Христианство, и это первыми осознали именно каппадокийцы, не является гностической «теософией», но именно «теологией», или «пассивным» (как им казалось) толкованием Библии {668} . Споры «подобников» и «неподобников», «омийцев» и «аномиев», «омоусиан» и «омиусиан», «изсущников» и «изнесущников» привели к разработке точной богословской терминологии православия {669} . Христианство нуждалось в собственном понятийном языке, отличном и от мистичного греческого неоплатонизма, и от прагматичного сенсуализма римского стоицизма, и от рационализма «земной» и «ересегенной» логики сторонников Аристотеля, и от апофатики народной «живой веры», относящей Троицу к непостижимому и неизреченному таинству.
«Тотальная христианская цивилизация» была фактическим интуитивным основанием творчества капподокийцев {670} . В.Н. Лосский подчеркивал значимость терминологической революции каппадокийцев, сообщивших терминам философии и словам повседневного языка «способность обозначать... реальность личности». Он отмечал два аспекта этой революции — статичный и динамичный. Первый состоял в том, как, с одной стороны, обозначать личность «в Боге и человеке, ибо человек — по образу Бога», и в то же время, с другой стороны, обозначать личность «в Троице и возрожденном человечестве, ибо Церковь отражает жизнь Божественную» {671} .
Монистический «субординационизм» противостоял «троебожию», или «тварности» Христа с позиций логики.

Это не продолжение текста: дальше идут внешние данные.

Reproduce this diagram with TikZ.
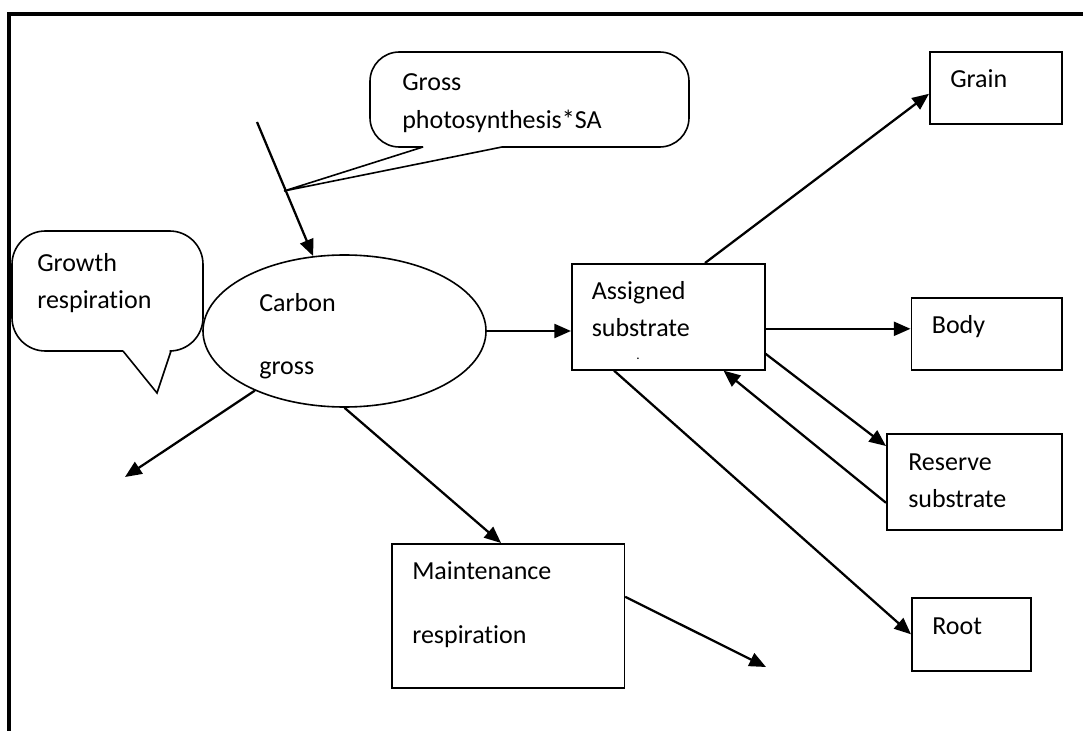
\documentclass[tikz,border=0pt]{standalone}
\usepackage{fontspec}
\setmainfont{Carlito}[Ligatures=NoCommon]
\usetikzlibrary{arrows.meta,calc,shapes.geometric}
\tikzset{
  boxnode/.style={draw, line width=1.2pt, inner sep=0pt, anchor=north west},
  lbl/.style={anchor=base west, inner sep=0pt, font=\fontsize{19.5}{24}\selectfont},
  conn/.style={line width=1.7pt, -{Triangle[length=12.5pt,width=10.5pt]}},
  plainline/.style={line width=1.7pt},
  calloutline/.style={line width=1.2pt},
  frameline/.style={line width=3pt}
}
\begin{document}
\begin{tikzpicture}[x=0.75pt,y=-0.75pt]
\useasboundingbox (0,0) rectangle (1083,731);
% frame
\draw[frameline] (8.7,731) -- (8.7,13.7) -- (1083,13.7);

% boxes
\node[boxnode, minimum width=99pt, minimum height=54pt] (grain) at (929,51) {};
\node[boxnode, minimum width=112.9pt, minimum height=54pt] (body) at (910.5,297) {};
\node[boxnode, minimum width=131.25pt, minimum height=72pt] (reserve) at (886,433) {};
\node[boxnode, minimum width=89.25pt, minimum height=54.75pt] (root) at (911,597) {};
\node[boxnode, minimum width=144.75pt, minimum height=79.5pt] (assigned) at (571,263) {};
\node[boxnode, minimum width=174.4pt, minimum height=108pt] (maint) at (391,543) {};
\node[draw, ellipse, line width=1.2pt, inner sep=0pt, minimum width=212.25pt, minimum height=114pt] (carbon) at (344.5,331) {};

% callouts
\draw[calloutline, rounded corners=22] (502,147) -- (689,147) -- (689,52) -- (370,52) -- (370,147) -- (423,147);
\draw[calloutline] (423,147) -- (284,191) -- (502,147);
\draw[calloutline, rounded corners=25] (171,351) -- (203,351) -- (203,231) -- (12,231) -- (12,351) -- (123,351);
\draw[calloutline] (123,351) -- (157,393) -- (171,351);

% texts
\node[lbl] (tgross1) at (402,90.7) {Gross};
\node[lbl] (tgross2) at (402,128.3) {photosynthesis*SA};
\node[lbl] (tgrowth1) at (37,272) {Growth};
\node[lbl] (tgrowth2) at (37,309) {respiration};
\node[lbl] (tcarbon1) at (259,311) {Carbon};
\node[lbl] (tcarbon2) at (259,374) {gross};
\node[lbl] (tassig1) at (591.5,300) {Assigned};
\node[lbl] (tassig2) at (591.5,337) {substrate};
\node[lbl, font=\fontsize{10}{12}\selectfont] (tassig3) at (636,359) {.};
\node[lbl] (tgrain) at (950,88) {Grain};
\node[lbl] (tbody) at (931.6,334) {Body};
\node[lbl] (tres1) at (908,470) {Reserve};
\node[lbl] (tres2) at (908,507) {substrate};
\node[lbl] (tmaint1) at (412,579) {Maintenance};
\node[lbl] (tmaint2) at (412,643) {respiration};
\node[lbl] (troot) at (932,634) {Root};

% free ends
\coordinate (gpin) at (257,122);
\coordinate (grout) at (125,477);
\coordinate (mout) at (766,667);

% connectors
\draw[conn] (gpin) -- (carbon);
\draw[conn] (carbon) -- (grout);
\draw[conn] (carbon.south) -- ($(maint.north west)!0.47!(maint.north east)$);
\draw[conn] (carbon.east) -- (carbon.east -| assigned.west);
\draw[conn] ($(assigned.east)+(0,12)$) -- ($(body.west)+(0,-5)$);
\draw[conn] ($(assigned.east)+(0,37)$) -- ($(reserve.north west)+(0,13)$);
\draw[conn] ($(reserve.west)+(0,21)$) -- ($(assigned.south west)+(152.5,0)$);
\draw[conn] ($(assigned.south west)+(43,0)$) -- (root.west);
\draw[conn] ($(assigned.north west)+(134,0)$) -- ($(grain.west)+(0,6)$);
\draw[conn] ($(maint.east)+(0,-19)$) -- (mout);
\end{tikzpicture}
\end{document}
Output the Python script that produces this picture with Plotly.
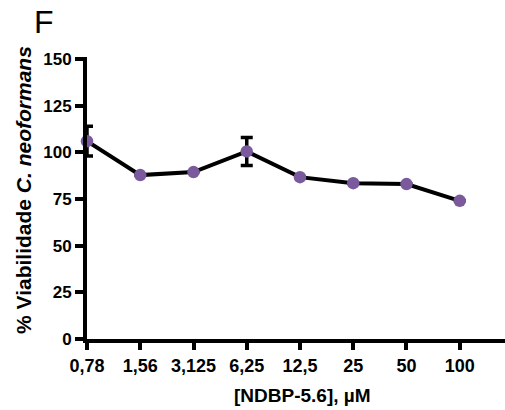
import plotly.graph_objects as go

categories = ["0,78", "1,56", "3,125", "6,25", "12,5", "25", "50", "100"]
viability = [106, 87.8, 89.4, 100.5, 86.7, 83.5, 83, 74]
errors = [8, 0, 0, 7.5, 0, 0, 0, 0]
y_ticks = [0, 25, 50, 75, 100, 125, 150]

xpos = list(range(len(categories)))

fig = go.Figure()
fig.add_trace(go.Scatter(
    x=xpos, y=viability,
    mode="lines+markers",
    line=dict(color="black", width=4),
    marker=dict(color="#7A5A9C", size=12.5),
    error_y=dict(type="data", array=errors, visible=True, color="black", thickness=3.5, width=6),
    cliponaxis=False,
    showlegend=False,
))

font = "Liberation Sans, Arial, sans-serif"
fig.update_layout(
    width=505, height=410,
    margin=dict(l=87, r=0, t=57, b=71),
    paper_bgcolor="white", plot_bgcolor="white",
    font=dict(family=font, color="black"),
    xaxis=dict(
        range=[0, 7.85], tickmode="array", tickvals=xpos, ticktext=categories,
        showline=True, linecolor="black", linewidth=4,
        ticks="outside", ticklen=7, tickwidth=4, tickcolor="black",
        showgrid=False, zeroline=False,
        tickfont=dict(size=18, family=font, weight="bold"),
    ),
    yaxis=dict(
        range=[0, 151.07], tickmode="array", tickvals=y_ticks,
        showline=True, linecolor="black", linewidth=4,
        ticks="outside", ticklen=8, tickwidth=4, tickcolor="black",
        showgrid=False, zeroline=False,
        tickfont=dict(size=17, family=font, weight="bold"),
    ),
    annotations=[
        dict(text="F", x=0, y=1, xref="paper", yref="paper", xanchor="left", yanchor="top",
             xshift=-55, yshift=55, showarrow=False, font=dict(size=32, family=font)),
        dict(text="<b>[NDBP-5.6], µM</b>", x=0.5, y=0, xref="paper", yref="paper",
             xanchor="center", yanchor="top", xshift=6, yshift=-44, showarrow=False,
             font=dict(size=19, family=font)),
        dict(text="<b>% Viabilidade <i>C. neoformans</i></b>", x=0, y=0.5, xref="paper", yref="paper",
             xanchor="center", yanchor="middle", xshift=-64, yshift=8, textangle=-90, showarrow=False,
             font=dict(size=21, family=font)),
    ],
)
fig.write_html("out.html")
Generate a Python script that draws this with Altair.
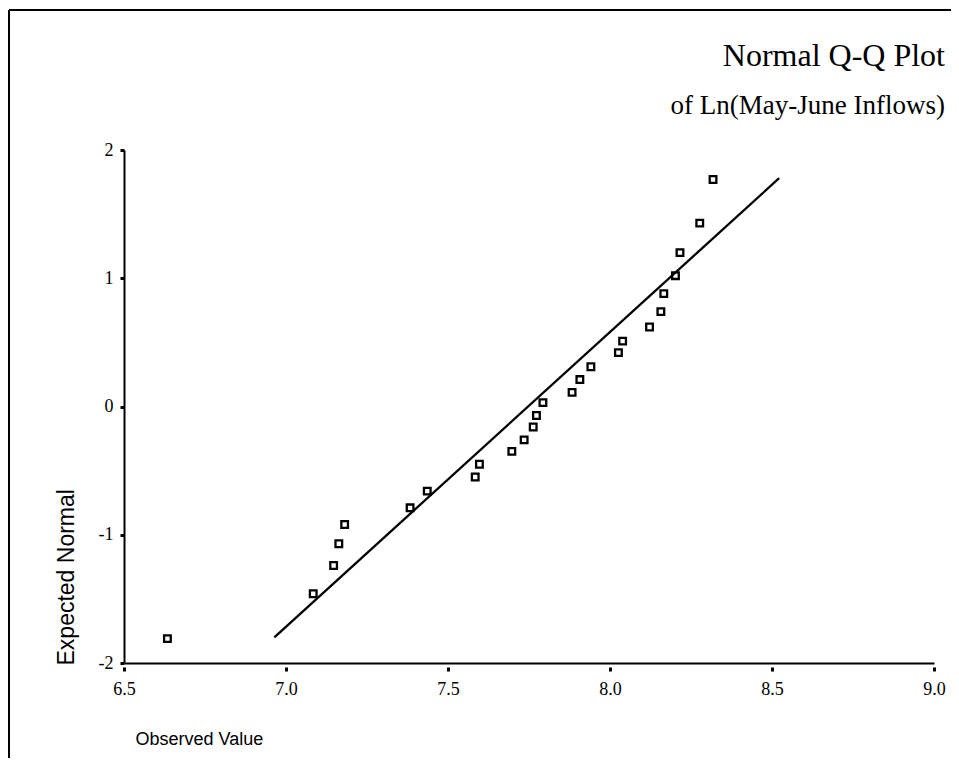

Аполлинарий Лаодикийский проблему решает из подобия людей, которые и «одно и то же», и в то же время — «различны», причем «единство» людей — это «не единство какого-либо общего материального субстрата и не общее родовое (в логическом смысле) единство». {672} Такой подход, однако, возможен только в рамках христианского смыслового «космоса»: «Ведь все мы единосущны с Адамом, хотя он — „богосозданный“ а мы — „человекородны“ и хотя мы не происходим от одной общей матери» {673} . В этом тонком различении фиксируется фундаментальная методологическая идея, актуальная и сегодня, о необходимости различать языки «генезиса/творения» и «существования/развития». Первый выражает проблематику отношения определяемого феномена с его предшественником, археологию феномена, тогда как второй — существование феномена, его феноменологию и эсхатологию, функционирование и эволюцию.